Ceux qui utilisent plutôt leur hémisphère gauche du cerveau seraient plus logiques et analytiques, tandis que ceux qui sollicitent davantage leur « cerveau droit » seraient plus créatifs, émotifs et intuitifs. En réalité, l’idée que certaines personnes utilisent plus un hémisphère cérébral que l’autre relève du mythe. Explications
Vous êtes créatif, émotif et bourré d’intuition ? Vous êtes « cerveau droit » ! Rationnel et méthodique ? Vous êtes « cerveau gauche » ! Cette représentation cloisonnée et latéralisée de notre fonctionnement cérébral, véhiculée par certains tests de magazines ou sites web de psychologie, remonte à plus d’un demi-siècle. C’est ce que l’on appelle un neuromythe.

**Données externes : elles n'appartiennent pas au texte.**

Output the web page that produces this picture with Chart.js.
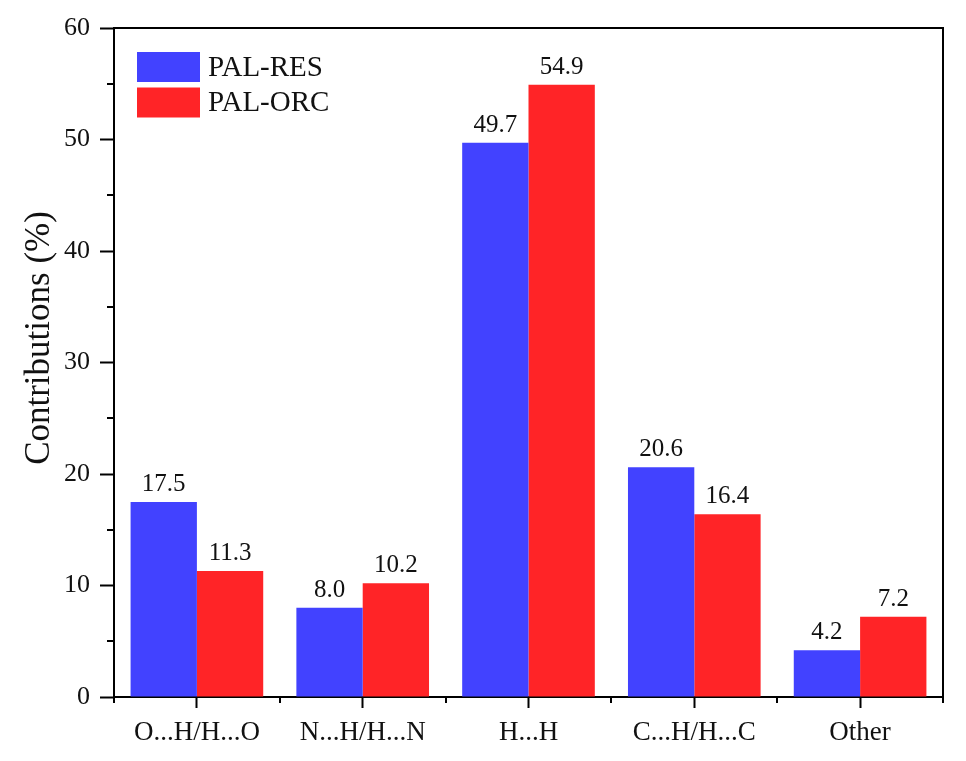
<!DOCTYPE html>
<html>
<head>
<meta charset="utf-8">
<script src="https://cdn.jsdelivr.net/npm/chart.js@4.4.0/dist/chart.umd.min.js"></script>
<style>
  html, body { margin: 0; padding: 0; background: #fff; }
  #wrap { width: 966px; height: 761px; position: relative; }
</style>
</head>
<body>
<div id="wrap"><canvas id="chart"></canvas></div>
<script>
// data
const categories = ["O...H/H...O", "N...H/H...N", "H...H", "C...H/H...C", "Other"];
const palRes = [17.5, 8.0, 49.7, 20.6, 4.2];
const palOrc = [11.3, 10.2, 54.9, 16.4, 7.2];
const seriesNames = ["PAL-RES", "PAL-ORC"];
const yTitle = "Contributions (%)";

const SERIF = "'Liberation Serif', 'Times New Roman', serif";
const BLUE = "#4242FF";
const RED = "#FF2427";

// frame, minor ticks, bar values, legend and y title
const extras = {
  id: "extras",
  afterDraw(chart) {
    const ctx = chart.ctx;
    const a = chart.chartArea;
    const ys = chart.scales.y;
    ctx.save();
    ctx.strokeStyle = "#000";
    ctx.lineWidth = 2;
    // top + right frame
    ctx.beginPath();
    ctx.moveTo(a.left, a.top);
    ctx.lineTo(a.right, a.top);
    ctx.lineTo(a.right, a.bottom);
    ctx.stroke();
    // minor y ticks
    ctx.beginPath();
    for (let v = 5; v < ys.max; v += 10) {
      const y = Math.round(ys.getPixelForValue(v));
      ctx.moveTo(a.left - 7, y);
      ctx.lineTo(a.left, y);
    }
    // category boundary ticks
    const step = (a.right - a.left) / categories.length;
    for (let i = 0; i <= categories.length; i++) {
      const x = Math.round(a.left + i * step);
      ctx.moveTo(x, a.bottom);
      ctx.lineTo(x, a.bottom + 6);
    }
    ctx.stroke();

    // value labels
    ctx.fillStyle = "#111";
    ctx.font = "25px " + SERIF;
    ctx.textAlign = "center";
    ctx.textBaseline = "alphabetic";
    chart.data.datasets.forEach((ds, i) => {
      chart.getDatasetMeta(i).data.forEach((bar, j) => {
        ctx.fillText(ds.data[j].toFixed(1), bar.x, bar.y - 11);
      });
    });

    // legend
    ctx.font = "29px " + SERIF;
    ctx.textAlign = "left";
    ctx.textBaseline = "middle";
    chart.data.datasets.forEach((ds, i) => {
      const y = 52 + i * 35.5;
      ctx.fillStyle = ds.backgroundColor;
      ctx.fillRect(137, y, 63, 30);
      ctx.fillStyle = "#111";
      ctx.fillText(ds.label, 208, y + 16);
    });

    // y title
    ctx.translate(40, 338);
    ctx.rotate(-Math.PI / 2);
    ctx.font = "35px " + SERIF;
    ctx.textAlign = "center";
    ctx.textBaseline = "middle";
    ctx.fillText(yTitle, 0, 0);
    ctx.restore();
  }
};

new Chart(document.getElementById("chart"), {
  type: "bar",
  data: {
    labels: categories,
    datasets: [
      { label: seriesNames[0], data: palRes, backgroundColor: BLUE },
      { label: seriesNames[1], data: palOrc, backgroundColor: RED }
    ]
  },
  options: {
    responsive: true,
    maintainAspectRatio: false,
    animation: false,
    layout: { padding: { top: 28, right: 23, left: 0, bottom: 0 } },
    datasets: { bar: { categoryPercentage: 0.8, barPercentage: 1.0 } },
    plugins: { legend: { display: false }, tooltip: { enabled: false } },
    scales: {
      x: {
        offset: true,
        grid: { offset: false, drawOnChartArea: false, tickLength: 11, tickWidth: 2, tickColor: "#000" },
        border: { display: true, color: "#000", width: 2 },
        ticks: { color: "#111", font: { family: SERIF, size: 27 }, padding: 9, maxRotation: 0 },
        afterFit(s) { s.height = 64; }
      },
      y: {
        min: 0,
        max: 60,
        ticks: { stepSize: 10, color: "#111", font: { family: SERIF, size: 26 }, padding: 10 },
        grid: { drawOnChartArea: false, tickLength: 14, tickWidth: 2, tickColor: "#000" },
        border: { display: true, color: "#000", width: 2 },
        afterFit(s) { s.width = 114; }
      }
    }
  },
  plugins: [extras]
});
</script>
</body>
</html>
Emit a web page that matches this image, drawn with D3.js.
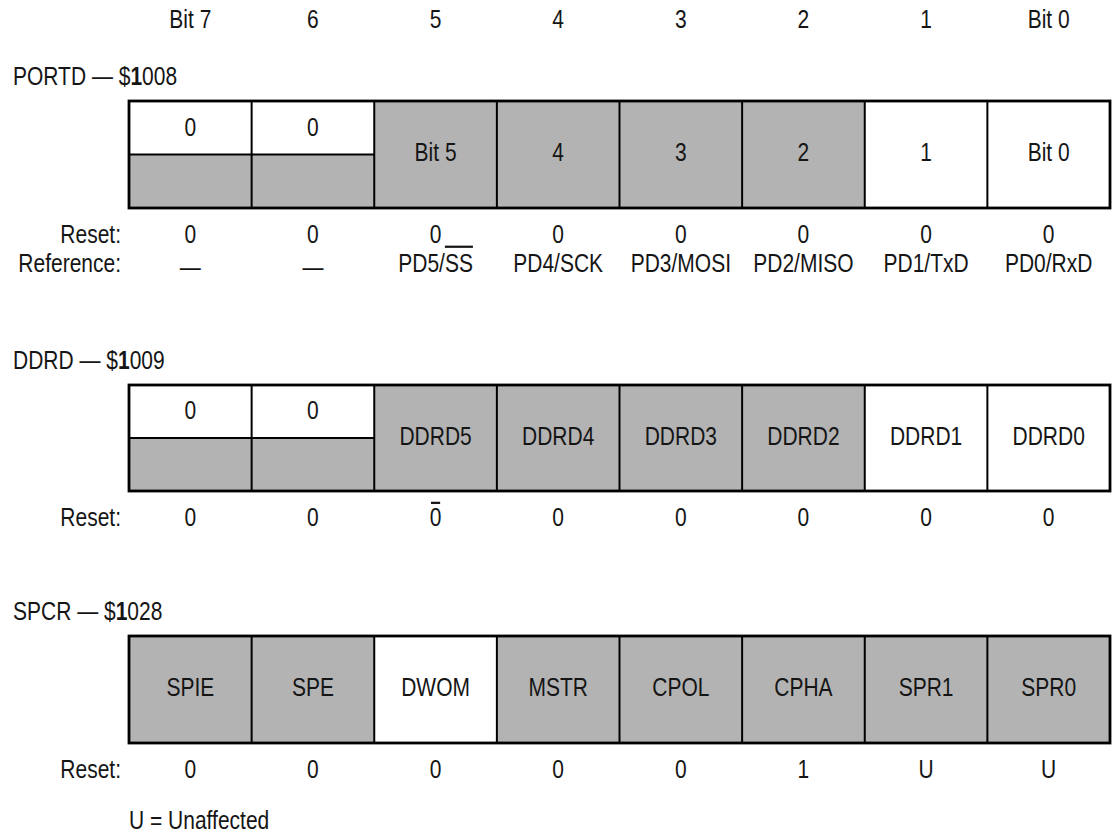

Dans les années 1960, le neurobiologiste américain et prix Nobel (en 1981) Roger Sperry réalisa une série d’expériences sur des patients épileptiques dont les hémisphères cérébraux ne communiquaient plus entre eux à la suite d’interventions chirurgicales au niveau du corps calleux. Cet épais faisceau d’environ 250 millions de fibres nerveuses permet d’échanger et de coordonner sans cesse des informations entre les deux côtés de notre encéphale. Le scientifique découvrit ainsi que certaines capacités de notre cerveau étaient concentrées davantage dans l’hémisphère gauche et d’autres dans le droit. Par exemple, l’hémisphère gauche prend en charge les fonctions verbales et analytiques alors que l’hémisphère droit gère les tâches spatiales et la musique.
Ses travaux furent en partie déformés et exagérés, donnant naissance à des mythes selon lesquels chaque personne aurait un hémisphère dominant, en fonction de son tempérament plutôt rationnel ou émotionnel.
La plupart de nos aptitudes cognitives sont latéralisées
Grâce aux découvertes les plus récentes des neurosciences, nous pouvons affirmer que oui, presque toutes nos aptitudes cognitives sont « latéralisées », c’est-à-dire prises en charge d’un côté ou de l’autre de notre cerveau, ce qui nous évite de faire les tâches « en double ». Le cerveau aurait ainsi la possibilité de travailler sur plusieurs tâches en parallèle.
Les progrès en imagerie cérébrale ont notamment permis de regarder plus en détail quelles parties du cerveau s’activaient lorsqu’on exécute telle ou telle tâche. Ainsi, l’imagination fait surtout intervenir des réseaux de neurones situés dans l’hémisphère gauche. En revanche, l’hémisphère droit est crucial pour l’attention spatiale et doué pour les émotions.
Les deux hémisphères communiquent
Toutefois, les deux hémisphères cérébraux communiquent en permanence pour accomplir des tâches complexes, grâce aux connexions situées dans le corps calleux. Pour dessiner par exemple, on utilise nos deux hémisphères. Si vous êtes droitier, vous avez même doublement intérêt à pouvoir utiliser votre hémisphère gauche car c’est lui qui commande la main droite.
Des asymétries essentielles à notre survie
En collectant les données de toutes les publications d’imagerie par résonance magnétique fonctionnelle (IRMf) publiées à ce jour, le groupe d’imagerie neurofonctionnelle de l’Institut des maladies neurodégénératives à Bordeaux est parvenu à produire, pour la première fois, en 2022, une carte globale de l’architecture fonctionnelle des fonctions cognitives du cerveau. Les chercheurs ont découvert que ces fonctions sont organisées selon quatre grands axes : la communication symbolique (le langage oral, la communication écrite, etc.), largement sous-tendue par des zones de l’hémisphère gauche ; la perception et l’action (motricité, représentations visuelles, mouvements du regard), davantage prises en charge par l’hémisphère droit ; les émotions, encore plus concentrées à droite ; et enfin la prise de décision, qui serait plutôt dans le lobe frontal droit.
Ainsi, l’immense majorité de nos fonctions cognitives sont asymétriques. Ces asymétries auraient une cause profonde, vieille de plusieurs millions d’années : il s’agit d’une adaptation du cerveau pour réagir plus rapidement et efficacement dans les situations d’urgence.
Mais ce système ne fonctionne que parce que les deux hémisphères communiquent en permanence. C’est en ce sens que personne n’est « cerveau gauche » ou « cerveau droit ».